SINGAPORE: Malaysia’s state-owned oil company Petroliam Nasional Bhd’s balance sheet can absorb negative discretionary cash flows of RM40 billion for two years before headroom under its ‘aa’ stand-alone credit profile starts to reduce, S&P Global Ratings said in a report.
S&P said the company’s solid balance sheet, sizable net cash position and liquidity provide ample buffer against payment of a one-off dividend to govt that could reach RM30 billion.
“Impact of a one-off dividend of this size is moderate for Petronas’ cash position and balance sheet quality,” the rating agency said.
It can finance this dividend, given cash and short-term equivalent of nearly RM180 billion ringgit as of June 30, 2018, it added.
S&P said Petronas will remain in a net cash position in 2019 and, depending on the pace of capital spending disbursement, in 2020 as well.
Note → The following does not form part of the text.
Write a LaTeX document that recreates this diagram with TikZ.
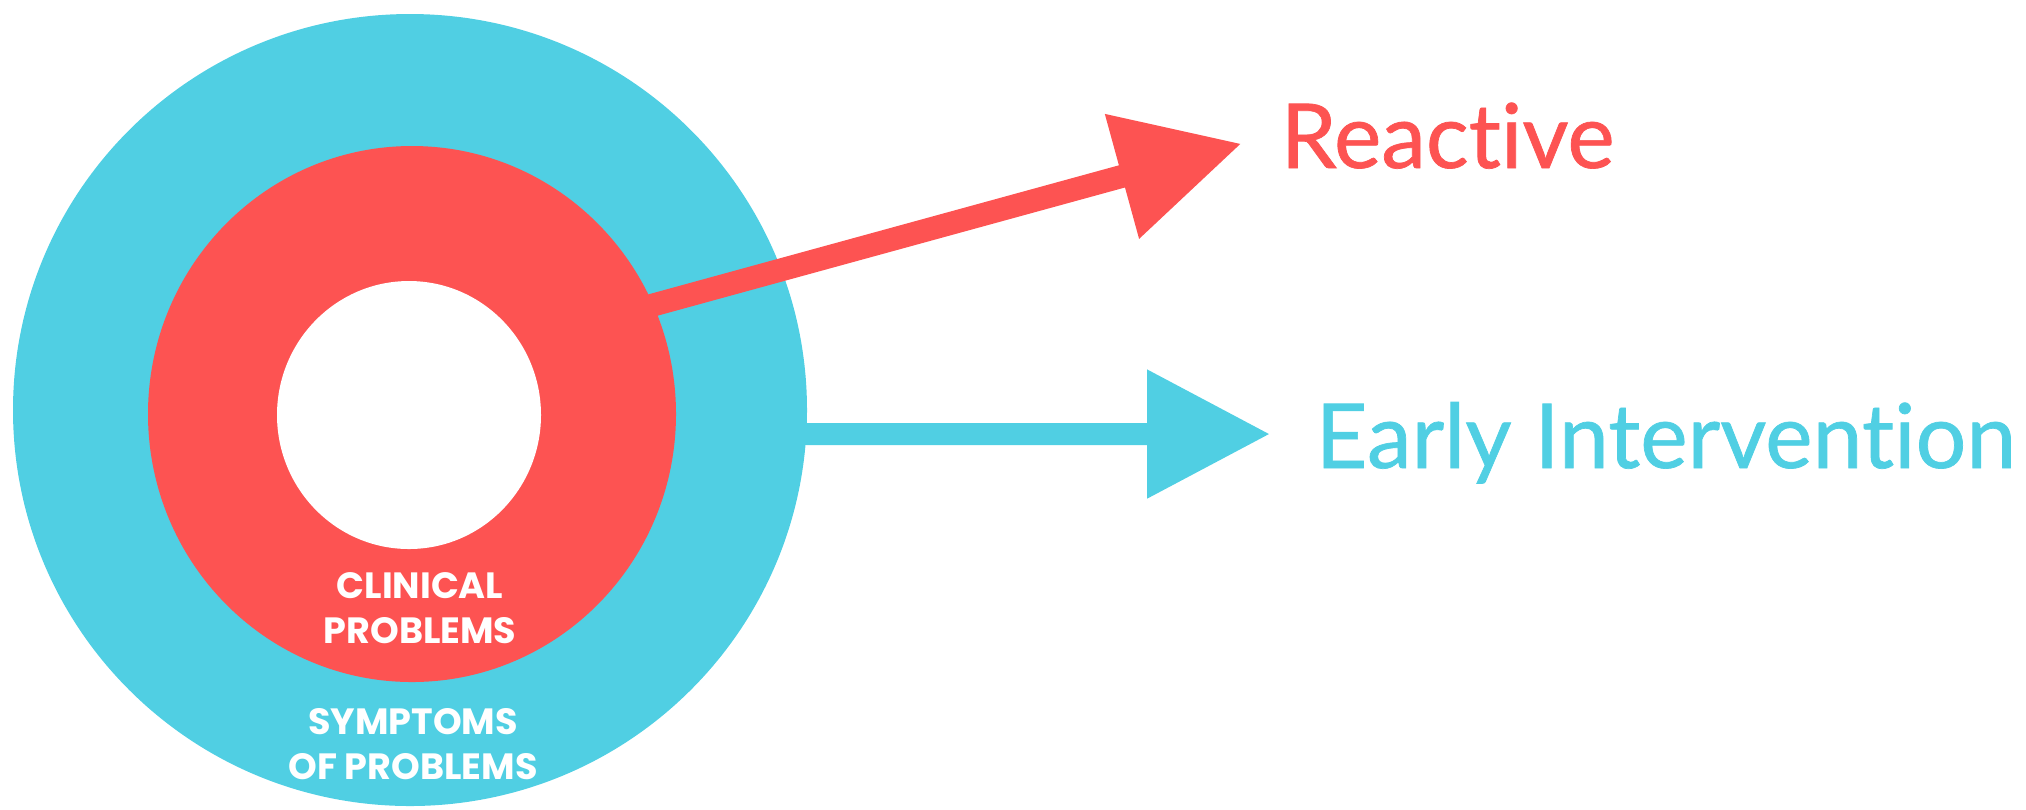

Its operating cash flows of at least RM80 billion in 2019 amid higher hydrocarbon prices, which are sufficient to fund capex that’s forecast at about RM55 billion and regular dividends to govt and minority interest estimated at about RM25 billion, it added.
It said special dividend does not affect Petronas’ solid liquidity as the company has minimal short-term debt maturities of about RM11.5 billion as of June 30, 2018, or less than 10 per cent its cash balance.